Exercise brief
Print exactly the lines from the first one down to the line that contains "ax = fig.add_axes([58", both included, and skip the pictures.

Provided data
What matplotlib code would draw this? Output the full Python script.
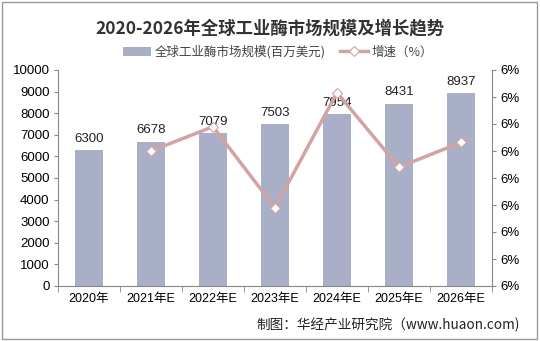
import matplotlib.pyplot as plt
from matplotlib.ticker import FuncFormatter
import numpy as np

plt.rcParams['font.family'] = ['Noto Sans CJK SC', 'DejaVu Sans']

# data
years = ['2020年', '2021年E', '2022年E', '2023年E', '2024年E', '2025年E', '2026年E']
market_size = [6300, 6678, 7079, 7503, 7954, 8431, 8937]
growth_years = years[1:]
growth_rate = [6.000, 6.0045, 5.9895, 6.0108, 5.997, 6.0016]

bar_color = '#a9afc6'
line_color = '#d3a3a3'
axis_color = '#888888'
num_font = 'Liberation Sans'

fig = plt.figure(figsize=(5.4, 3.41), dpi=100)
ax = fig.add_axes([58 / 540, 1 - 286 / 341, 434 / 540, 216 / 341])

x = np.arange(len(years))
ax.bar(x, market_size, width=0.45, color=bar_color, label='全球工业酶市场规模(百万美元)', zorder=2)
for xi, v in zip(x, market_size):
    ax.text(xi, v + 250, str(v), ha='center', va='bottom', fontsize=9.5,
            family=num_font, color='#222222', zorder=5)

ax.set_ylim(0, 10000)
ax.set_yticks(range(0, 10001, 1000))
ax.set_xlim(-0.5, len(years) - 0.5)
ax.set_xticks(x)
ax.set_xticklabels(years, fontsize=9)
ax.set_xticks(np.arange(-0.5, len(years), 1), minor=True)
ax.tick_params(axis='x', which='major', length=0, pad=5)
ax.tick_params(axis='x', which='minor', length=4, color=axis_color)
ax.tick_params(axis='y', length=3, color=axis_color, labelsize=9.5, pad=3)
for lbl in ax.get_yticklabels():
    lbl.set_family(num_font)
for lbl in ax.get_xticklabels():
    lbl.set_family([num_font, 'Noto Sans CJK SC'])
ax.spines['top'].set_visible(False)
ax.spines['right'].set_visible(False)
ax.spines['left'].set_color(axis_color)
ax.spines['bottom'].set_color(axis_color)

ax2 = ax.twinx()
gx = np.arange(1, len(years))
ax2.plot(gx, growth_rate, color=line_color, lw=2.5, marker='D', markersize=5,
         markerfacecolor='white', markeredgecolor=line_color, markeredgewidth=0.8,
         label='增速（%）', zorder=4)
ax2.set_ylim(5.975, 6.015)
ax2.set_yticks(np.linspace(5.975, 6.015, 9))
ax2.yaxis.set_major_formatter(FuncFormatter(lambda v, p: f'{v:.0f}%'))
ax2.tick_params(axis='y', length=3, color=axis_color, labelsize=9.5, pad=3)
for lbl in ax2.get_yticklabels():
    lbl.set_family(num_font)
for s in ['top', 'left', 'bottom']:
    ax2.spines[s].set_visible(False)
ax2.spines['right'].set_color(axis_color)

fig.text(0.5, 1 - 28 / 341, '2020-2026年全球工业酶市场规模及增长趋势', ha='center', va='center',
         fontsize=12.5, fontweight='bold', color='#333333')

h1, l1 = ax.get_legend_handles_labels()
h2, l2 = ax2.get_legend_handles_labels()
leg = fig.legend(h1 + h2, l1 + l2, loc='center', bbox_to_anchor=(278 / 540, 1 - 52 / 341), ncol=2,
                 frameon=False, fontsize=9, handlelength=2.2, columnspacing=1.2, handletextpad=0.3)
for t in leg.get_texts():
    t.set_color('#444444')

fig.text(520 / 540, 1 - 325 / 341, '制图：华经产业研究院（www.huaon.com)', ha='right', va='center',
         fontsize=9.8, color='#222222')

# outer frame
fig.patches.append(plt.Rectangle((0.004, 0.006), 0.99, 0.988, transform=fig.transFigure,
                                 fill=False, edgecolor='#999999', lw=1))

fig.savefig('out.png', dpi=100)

Task answer
What matplotlib code would draw this? Output the full Python script.
import matplotlib.pyplot as plt
from matplotlib.ticker import FuncFormatter
import numpy as np

plt.rcParams['font.family'] = ['Noto Sans CJK SC', 'DejaVu Sans']

# data
years = ['2020年', '2021年E', '2022年E', '2023年E', '2024年E', '2025年E', '2026年E']
market_size = [6300, 6678, 7079, 7503, 7954, 8431, 8937]
growth_years = years[1:]
growth_rate = [6.000, 6.0045, 5.9895, 6.0108, 5.997, 6.0016]

bar_color = '#a9afc6'
line_color = '#d3a3a3'
axis_color = '#888888'
num_font = 'Liberation Sans'

fig = plt.figure(figsize=(5.4, 3.41), dpi=100)
ax = fig.add_axes([58 / 540, 1 - 286 / 341, 434 / 540, 216 / 341])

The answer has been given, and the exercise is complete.